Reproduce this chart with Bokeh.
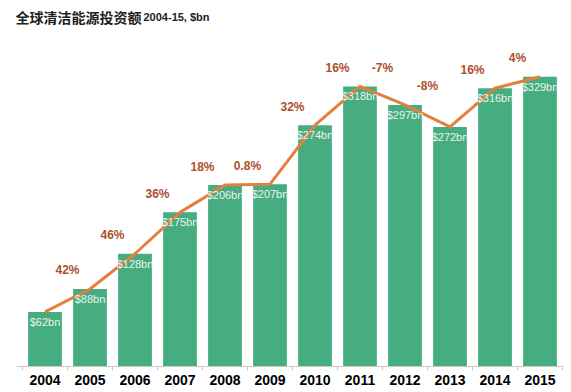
from bokeh.plotting import figure
from bokeh.models import ColumnDataSource, FixedTicker, Range1d
from bokeh.core.properties import value
from bokeh.embed import file_html
from bokeh.resources import INLINE

years = ["2004", "2005", "2006", "2007", "2008", "2009", "2010", "2011", "2012", "2013", "2014", "2015"]
invest = [62, 88, 128, 175, 206, 207, 274, 318, 297, 272, 316, 329]
growth = ["42%", "46%", "36%", "18%", "0.8%", "32%", "16%", "-7%", "-8%", "16%", "4%"]
title_main = "全球清洁能源投资额"
title_sub = "2004-15, $bn"

xs = list(range(len(years)))
bar_src = ColumnDataSource(dict(
    x=xs, top=invest, lab=["$%dbn" % v for v in invest]))
g_src = ColumnDataSource(dict(
    x=[i + 0.5 for i in range(len(growth))],
    y=[max(invest[i], invest[i + 1]) + 21 for i in range(len(growth))],
    lab=growth))

x_start = -0.5 - 7 / 45
y_end = 411
p = figure(width=565, height=390, output_backend="svg", toolbar_location=None,
           x_range=Range1d(x_start, len(years) - 0.5), y_range=Range1d(0, y_end),
           min_border_left=15, min_border_right=3, min_border_top=4, min_border_bottom=24)
p.outline_line_color = None
p.xgrid.visible = False
p.ygrid.visible = False
p.yaxis.visible = False
p.background_fill_color = "white"

p.vbar(x="x", top="top", width=0.75, bottom=0, source=bar_src,
       fill_color="#45ad7f", line_color=None)
p.line(x="x", y="top", source=bar_src, line_color="#e2803f", line_width=3)
p.text(x="x", y="top", text="lab", source=bar_src, text_align="center",
       text_baseline="middle", y_offset=10, text_font=value("Liberation Sans"),
       text_font_size="11px", text_color="#eef2ee")
p.text(x="x", y="y", text="lab", source=g_src, text_align="center",
       text_baseline="middle", text_font=value("Liberation Sans"),
       text_font_size="12px", text_font_style="bold", text_color="#ad4f2a")

p.text(x=[x_start], y=[y_end - 14], text=[title_main], text_align="left",
       text_baseline="middle", text_font=value("Noto Sans CJK SC"),
       text_font_size="14px", text_font_style="bold", text_color="#222222")
p.text(x=[x_start], y=[y_end - 14], text=[title_sub], x_offset=128, text_align="left",
       text_baseline="middle", text_font=value("Liberation Sans"),
       text_font_size="11px", text_font_style="bold", text_color="#222222")

ax = p.xaxis[0]
ax.ticker = FixedTicker(ticks=xs, minor_ticks=[i - 0.5 for i in range(len(years) + 1)])
ax.major_label_overrides = {i: y for i, y in enumerate(years)}
ax.major_tick_line_color = None
ax.major_tick_out = 0
ax.major_tick_in = 0
ax.minor_tick_out = 4
ax.minor_tick_in = 0
ax.minor_tick_line_color = "#c8c8c8"
ax.axis_line_color = "#c8c8c8"
ax.major_label_standoff = 4
ax.major_label_text_font = "Liberation Sans"
ax.major_label_text_font_size = "14px"
ax.major_label_text_font_style = "bold"
ax.major_label_text_color = "black"

open("out.html", "w").write(file_html(p, INLINE))
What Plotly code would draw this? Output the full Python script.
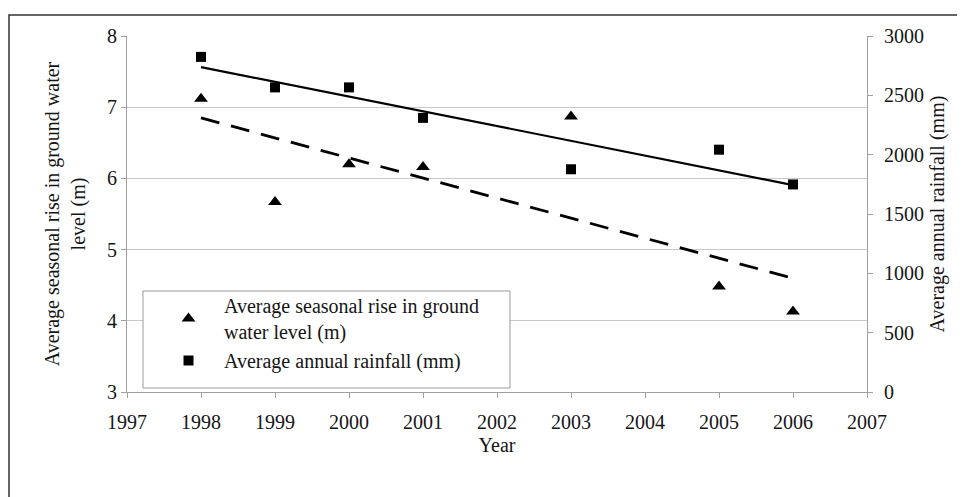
- - -
Problem requirements = Leave out the pictures and return every record word for word.

Task output =
Reproduce this chart with Bokeh.
from bokeh.plotting import figure
from bokeh.models import ColumnDataSource, FixedTicker, Range1d
from bokeh.core.properties import value
from bokeh.embed import file_html
from bokeh.resources import INLINE

years = ["2004", "2005", "2006", "2007", "2008", "2009", "2010", "2011", "2012", "2013", "2014", "2015"]
invest = [62, 88, 128, 175, 206, 207, 274, 318, 297, 272, 316, 329]
growth = ["42%", "46%", "36%", "18%", "0.8%", "32%", "16%", "-7%", "-8%", "16%", "4%"]
title_main = "全球清洁能源投资额"
title_sub = "2004-15, $bn"

xs = list(range(len(years)))
bar_src = ColumnDataSource(dict(
    x=xs, top=invest, lab=["$%dbn" % v for v in invest]))
g_src = ColumnDataSource(dict(
    x=[i + 0.5 for i in range(len(growth))],
    y=[max(invest[i], invest[i + 1]) + 21 for i in range(len(growth))],
    lab=growth))

x_start = -0.5 - 7 / 45
y_end = 411
p = figure(width=565, height=390, output_backend="svg", toolbar_location=None,
           x_range=Range1d(x_start, len(years) - 0.5), y_range=Range1d(0, y_end),
           min_border_left=15, min_border_right=3, min_border_top=4, min_border_bottom=24)
p.outline_line_color = None
p.xgrid.visible = False
p.ygrid.visible = False
p.yaxis.visible = False
p.background_fill_color = "white"

p.vbar(x="x", top="top", width=0.75, bottom=0, source=bar_src,
       fill_color="#45ad7f", line_color=None)
p.line(x="x", y="top", source=bar_src, line_color="#e2803f", line_width=3)
p.text(x="x", y="top", text="lab", source=bar_src, text_align="center",
       text_baseline="middle", y_offset=10, text_font=value("Liberation Sans"),
       text_font_size="11px", text_color="#eef2ee")
p.text(x="x", y="y", text="lab", source=g_src, text_align="center",
       text_baseline="middle", text_font=value("Liberation Sans"),
       text_font_size="12px", text_font_style="bold", text_color="#ad4f2a")

p.text(x=[x_start], y=[y_end - 14], text=[title_main], text_align="left",
       text_baseline="middle", text_font=value("Noto Sans CJK SC"),
       text_font_size="14px", text_font_style="bold", text_color="#222222")
p.text(x=[x_start], y=[y_end - 14], text=[title_sub], x_offset=128, text_align="left",
       text_baseline="middle", text_font=value("Liberation Sans"),
       text_font_size="11px", text_font_style="bold", text_color="#222222")

ax = p.xaxis[0]
ax.ticker = FixedTicker(ticks=xs, minor_ticks=[i - 0.5 for i in range(len(years) + 1)])
ax.major_label_overrides = {i: y for i, y in enumerate(years)}
ax.major_tick_line_color = None
ax.major_tick_out = 0
ax.major_tick_in = 0
ax.minor_tick_out = 4
ax.minor_tick_in = 0
ax.minor_tick_line_color = "#c8c8c8"
ax.axis_line_color = "#c8c8c8"
ax.major_label_standoff = 4
ax.major_label_text_font = "Liberation Sans"
ax.major_label_text_font_size = "14px"
ax.major_label_text_font_style = "bold"
ax.major_label_text_color = "black"

open("out.html", "w").write(file_html(p, INLINE))
What Plotly code would draw this? Output the full Python script.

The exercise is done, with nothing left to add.